It’s a hell of a clean-up job. Start at one end of Eastern Europe, keep going for about three and a half thousand miles, and don’t miss a spot: pipelines, refineries, millions of barrels of oil.
In late April, Belarus complained that millions of barrels of Russian oil, estimated to be worth $2.7 billion and passing through the country via a pipeline system, was contaminated. Those gripes were echoed by oil refiners across Europe, spurring pipeline shutdowns, reduced refining, and prompting concerns that European countries that rely on Russian oil would have to tap into strategic reserves to fill the gap.
The fallout has unleashed a logistical and legal nightmare that extends from Eastern European pipelines to refineries in Western Europe. What’s more, it’s bound to exacerbate existing political tensions.
“It’s a huge problem whatever way you look at it: geopolitically, technically, and legally,” says Tina Soliman Hunter, director of the Centre for Energy Law at the University of Aberdeen.
Like acid to an engine
Around Easter, rumors began to emerge in western oil companies that Russian oil shipments, via the Druzhba pipeline system that means ‘Friendship’ in Russian, was contaminated by high quantities of organic chlorides.
This was, by any description, a disaster. During the refining process, organic chlorides become hydrochloric acid. The affect on refineries would be roughly the same as pouring acid into your car engine: it corrodes everything in sight. It renders the oil itself nearly worthless, and risks causing untold damage to refineries, pipelines and other infrastructure.
Making the tainted oil usable again will require diluting it with huge quantities of high-quality crude, at a time when Brent oil prices have strengthened on the back of U.S. sanctions on Iran and an economic crisis in Venezuela. The process is kind of like buying a premium, ultra virgin olive oil in order to make a bad olive oil edible—but with a massive price tag.
“In the end, you’ve got some oil that’s okay,” says Soliman Hunter.
Going the distance
Next, you’ve got to clean the pipelines, a process called “pigging,” that uses chimney-sweep style equipment to scrub out 5,500 kilometers (about 3,4000 miles) of pipeline at a rate of about 180 meters a minute. The Druzhba system collects crude from across western Russia, taking it by pipeline to neighboring Belarus, where the pipeline splits into two major major branches: one going south through Ukraine to Hungary and the Czech Republic, and another going north to Poland and eastern Germany.
Then there’s the cleaning of the refining equipment itself, a process that takes painstaking effort and a precise blend of chemicals.
The government of Belarus said the total affected oil could add up to as much as 5 million barrels, or a month’s worth of exports, valued at about $2.7 billion at current prices, according to Reuters.
A case of sabotage?
This kind of contamination is rare, according to Soliman Hunter.
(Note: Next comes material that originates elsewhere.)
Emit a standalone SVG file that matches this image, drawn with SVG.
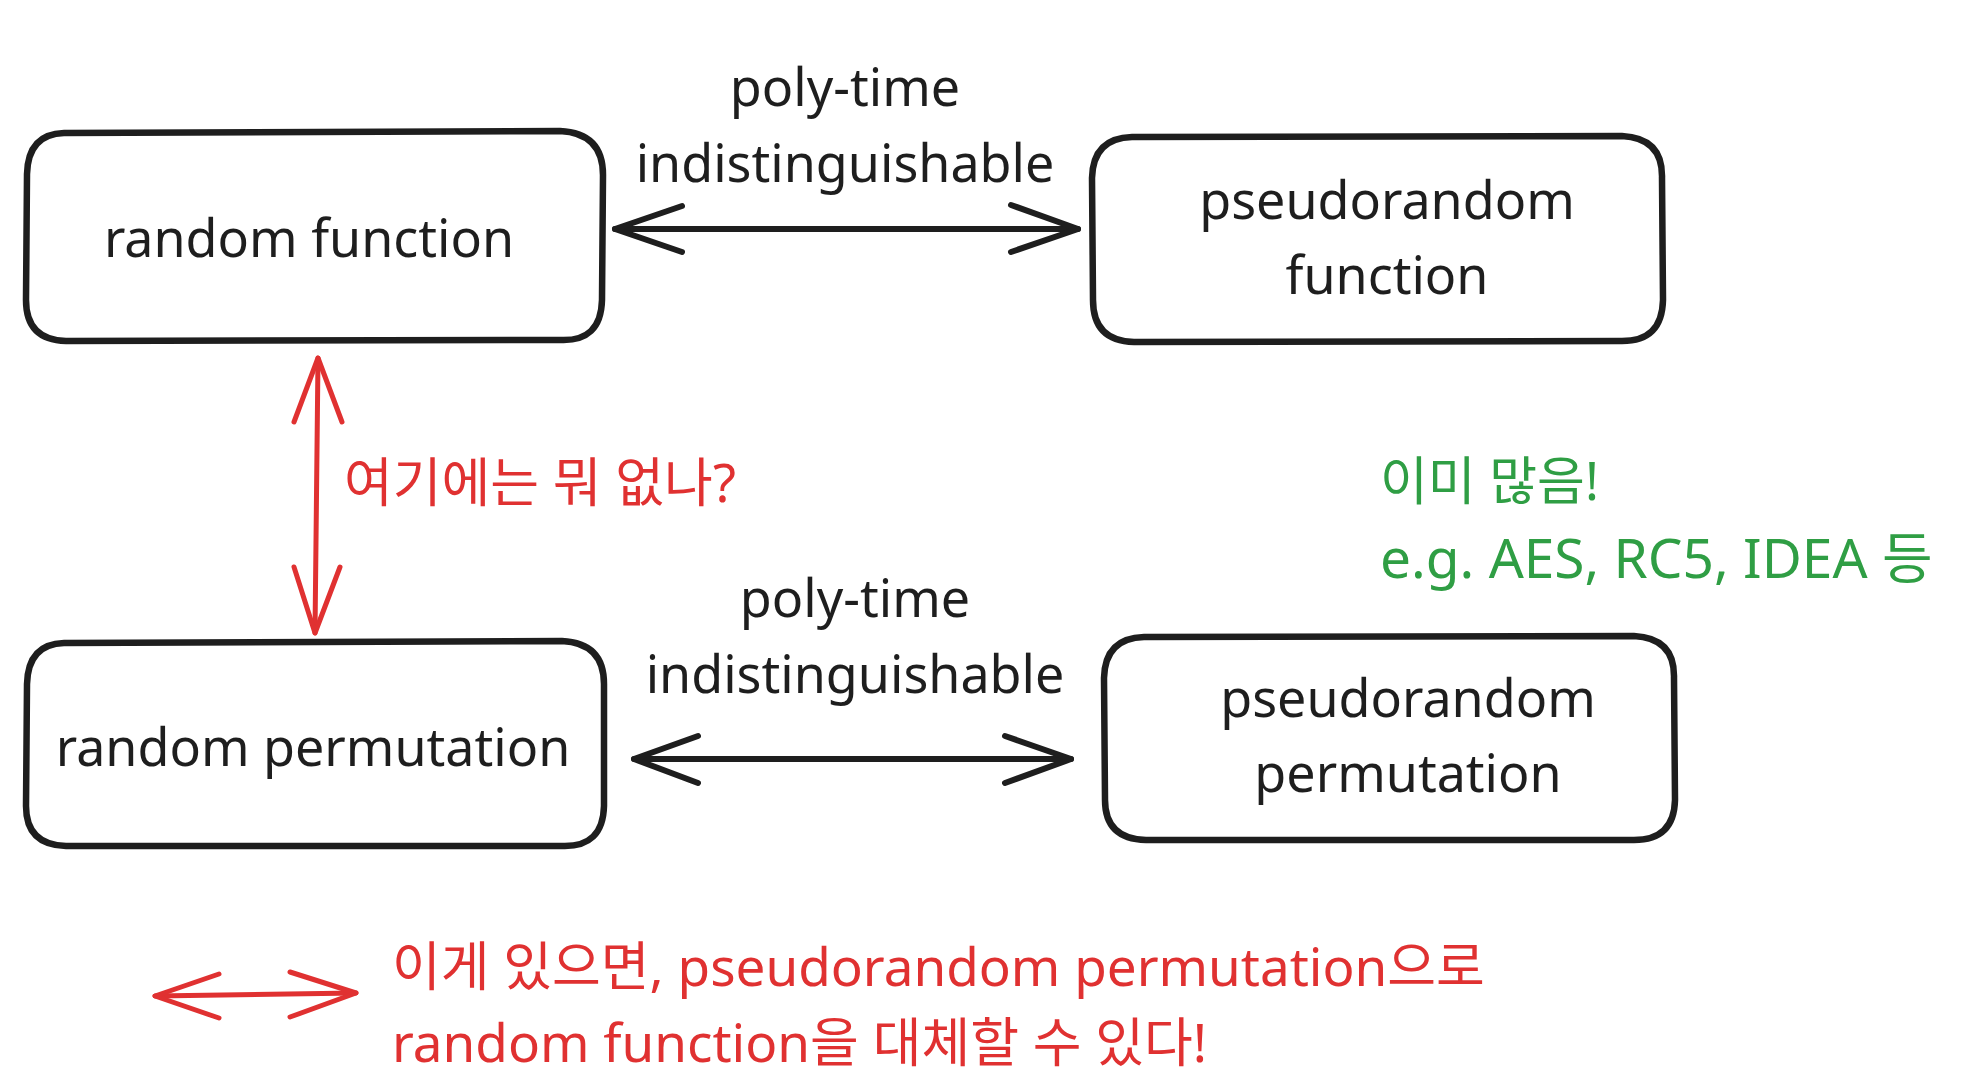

But there are three ways it could typically happen: first, either during the process of extracting the oil from the reservoir—a process which usually uses chemicals that are later extracted (organic chloride is used in particular to extract oil from older or less prolific wells); second, due to a leak after the oil was extracted; or third, through sabotage.
The Russian state pipeline company Transneft argues this contamination was due to sabotage. In an interview with Russian President Vladimir Putin published on the company’s website on Tuesday, company president Nikolai Tokarev argued that the contamination had been traced to a private oil company in the Samara region of southwest Russia and said the contamination was deliberate.
However, it’s still not clear exactly where the contamination came from, or how it happened.
Meanwhile, Russia and Belarus are trading shots: Transneft said Tuesday that uncontaminated oil had already arrived in Belarus, while Belneftekhim, the country’s state oil company, says it has not—and won’t arrive in Belarus until Thursday, at the earliest.
Russia hopes the problem will quickly be fixed. But others aren’t buying it: Belneftekhim argues that undoing the damage will require “several months of hard work.” Legally, Russia will have to foot the bill, and the damage to their reputation.
“Whatever happens,”says Soliman Hunter, “it’s incredibly expensive.”